The biggest item on the list would exempt poor and homeless people from having to pay for new car tabs, which can top $100. Although low-income people can qualify for a discount, it’s only 20 percent, Kirlin-Hackett said. That leaves some with the choice of spending money they cannot afford or getting caught in an unending cycle of tickets.
While the ITFH wants to prevent people from paying fees, wliha wants to make sure developers contiune to pay theirs.
The document recording fee, which ranges from $1 to $74, depending on the type of document in question, helps fund affordable housing production across the state. It’s a permanent fixture on WLIHA’s agenda, Cohen said, because the organization is always either fighting to defend it or guarding against a legislature that wants to tack on a sunset clause to eventually kill it.
Other hot items include a source-of-income discrimination ban, meaning that a landlord couldn’t deny a potential tenant based on how they pay their rent, be that with a housing voucher or their social security income.
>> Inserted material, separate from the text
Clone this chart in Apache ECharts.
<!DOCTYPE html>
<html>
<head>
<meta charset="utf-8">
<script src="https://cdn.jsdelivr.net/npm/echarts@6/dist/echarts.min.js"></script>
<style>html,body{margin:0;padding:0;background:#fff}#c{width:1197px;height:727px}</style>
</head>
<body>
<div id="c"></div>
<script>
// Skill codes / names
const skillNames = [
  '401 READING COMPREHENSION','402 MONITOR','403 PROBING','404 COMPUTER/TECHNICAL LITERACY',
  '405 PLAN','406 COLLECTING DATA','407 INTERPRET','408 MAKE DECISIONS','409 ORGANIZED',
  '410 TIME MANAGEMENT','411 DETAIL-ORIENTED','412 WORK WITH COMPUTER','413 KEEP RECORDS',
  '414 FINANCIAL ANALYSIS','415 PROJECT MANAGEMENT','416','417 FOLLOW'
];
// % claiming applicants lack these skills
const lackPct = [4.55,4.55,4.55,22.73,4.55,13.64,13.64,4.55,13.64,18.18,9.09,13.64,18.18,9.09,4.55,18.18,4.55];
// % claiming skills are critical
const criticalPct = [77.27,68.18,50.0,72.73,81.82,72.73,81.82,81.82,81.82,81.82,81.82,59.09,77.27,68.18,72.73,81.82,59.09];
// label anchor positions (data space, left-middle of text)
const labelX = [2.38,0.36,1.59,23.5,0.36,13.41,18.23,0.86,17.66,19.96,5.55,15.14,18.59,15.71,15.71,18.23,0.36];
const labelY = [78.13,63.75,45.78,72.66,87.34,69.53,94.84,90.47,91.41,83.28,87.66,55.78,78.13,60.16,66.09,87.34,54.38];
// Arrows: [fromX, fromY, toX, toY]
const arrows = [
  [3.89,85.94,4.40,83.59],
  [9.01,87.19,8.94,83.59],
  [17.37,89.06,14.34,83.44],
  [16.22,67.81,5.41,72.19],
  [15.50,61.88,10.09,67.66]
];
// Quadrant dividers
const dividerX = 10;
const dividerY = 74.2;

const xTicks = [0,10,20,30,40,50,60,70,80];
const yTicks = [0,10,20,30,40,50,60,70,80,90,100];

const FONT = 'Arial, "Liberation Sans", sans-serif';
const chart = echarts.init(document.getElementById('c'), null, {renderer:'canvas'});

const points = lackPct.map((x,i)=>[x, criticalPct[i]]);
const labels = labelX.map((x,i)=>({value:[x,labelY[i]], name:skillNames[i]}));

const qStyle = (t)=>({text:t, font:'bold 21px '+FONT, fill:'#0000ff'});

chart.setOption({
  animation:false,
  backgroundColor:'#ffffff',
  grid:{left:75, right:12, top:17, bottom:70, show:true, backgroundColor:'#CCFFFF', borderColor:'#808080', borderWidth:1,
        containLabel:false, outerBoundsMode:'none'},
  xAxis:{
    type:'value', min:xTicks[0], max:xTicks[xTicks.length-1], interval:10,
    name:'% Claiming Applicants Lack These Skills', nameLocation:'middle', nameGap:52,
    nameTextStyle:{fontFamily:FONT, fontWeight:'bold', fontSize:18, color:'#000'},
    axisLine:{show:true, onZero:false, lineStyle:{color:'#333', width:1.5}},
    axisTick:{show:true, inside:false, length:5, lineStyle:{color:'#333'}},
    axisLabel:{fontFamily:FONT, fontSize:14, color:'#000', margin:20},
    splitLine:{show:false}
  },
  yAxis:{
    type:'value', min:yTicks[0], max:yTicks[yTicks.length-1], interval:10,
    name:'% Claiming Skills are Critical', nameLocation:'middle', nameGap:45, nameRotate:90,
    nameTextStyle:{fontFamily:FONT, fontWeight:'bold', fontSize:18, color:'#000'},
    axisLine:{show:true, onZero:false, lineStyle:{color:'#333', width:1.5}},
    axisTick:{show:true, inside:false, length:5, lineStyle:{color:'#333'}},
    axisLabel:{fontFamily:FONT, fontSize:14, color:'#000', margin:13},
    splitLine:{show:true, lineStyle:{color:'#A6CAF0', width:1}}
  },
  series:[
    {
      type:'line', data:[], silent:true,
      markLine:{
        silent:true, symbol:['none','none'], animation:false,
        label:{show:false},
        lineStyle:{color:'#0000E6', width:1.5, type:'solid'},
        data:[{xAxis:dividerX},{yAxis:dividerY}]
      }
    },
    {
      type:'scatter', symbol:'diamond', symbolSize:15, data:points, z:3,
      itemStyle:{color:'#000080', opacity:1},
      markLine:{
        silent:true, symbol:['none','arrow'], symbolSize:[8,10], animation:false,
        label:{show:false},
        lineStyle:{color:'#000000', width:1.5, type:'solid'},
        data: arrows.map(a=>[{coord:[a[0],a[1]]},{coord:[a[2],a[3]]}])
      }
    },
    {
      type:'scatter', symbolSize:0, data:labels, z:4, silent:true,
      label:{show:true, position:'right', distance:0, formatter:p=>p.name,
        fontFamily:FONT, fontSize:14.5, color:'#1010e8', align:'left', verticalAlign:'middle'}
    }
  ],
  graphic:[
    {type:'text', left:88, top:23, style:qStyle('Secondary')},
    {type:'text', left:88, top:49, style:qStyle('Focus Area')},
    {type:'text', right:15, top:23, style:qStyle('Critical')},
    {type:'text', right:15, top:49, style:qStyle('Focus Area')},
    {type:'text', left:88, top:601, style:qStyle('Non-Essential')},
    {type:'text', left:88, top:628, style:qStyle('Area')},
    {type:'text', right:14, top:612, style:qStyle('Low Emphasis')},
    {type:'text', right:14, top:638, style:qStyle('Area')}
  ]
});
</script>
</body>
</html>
The issue might be old, but the momentum around it is new: Seattle passed a wide-ranging ban this year, and Renton stepped in with a more limited version.
Entities with broad interests, such as the city of Seattle, are hitting issues across the board.
The most visible new priority is fighting to maintain its status as a “sanctuary city,” meaning that the local government and police force will not help federal immigration forces in their efforts to pursue undocumented immigrants.
City officials are taking it a step further, looking for support for immigrants and refugee rights, as well as civic engagement and voting rights.
That dovetails with work that the Asian Counseling and Referral Services organization is doing to make voting easier and increased naturalization workshops, said Monica Ng, spokesperson for the group.
The organization pushes the legislature to strengthen the social safety net every cycle broadly through the Asian Pacific Islander Coalition, a coalition of grassroots groups that work for the Asian Pacific Islander community.
A more recent issue is health care for people from the Marshall Islands, Ng said.
“They can’t even get Apple [Health],” Ng said. “It’s important for these individuals, especially given the history of colonization and history of nuclear testing on those islands, that health care is available for those folks.”
One issue that unites almost every group, regardless of focus: education.
The state has been under the thumb of the state Supreme Court for poorly funding the school system in a case called McCleary v. Washington. Lawmakers have failed to meet the standard set forward in that case, and the court found the state in contempt and began charging a fine of $100,000 per day.
The governor proposed a suite of new taxes to pay for the investment, including a capital-gains tax, a business and operations tax and a carbon emissions tax, as well as closing tax loopholes. That proposal doesn’t go as far as a tax plan put forward by the Budget & Policy Center. The think tank, which is focused on budget issues, advocates for a 10.7 percent tax, while Inslee floated a 7.9 percent version.
With such broad support from so many groups, not to mention the pressure from the courts, it is hard to imagine that lawmakers will fail to find some way to deal with the school funding issue this biennium, but then, it hasn’t addressed the problem over the past four years.
The breadth of issues coming at lawmakers is nothing new, nor are many of the requests that advocates and agencies will send their way.
However, while the political balance in Olympia remains practically unchanged, uncertainty foments urgency at the local level.
Legislators may not always be held captive on a public stage, but they can expect groups fighting for their attention more than ever in the coming weeks.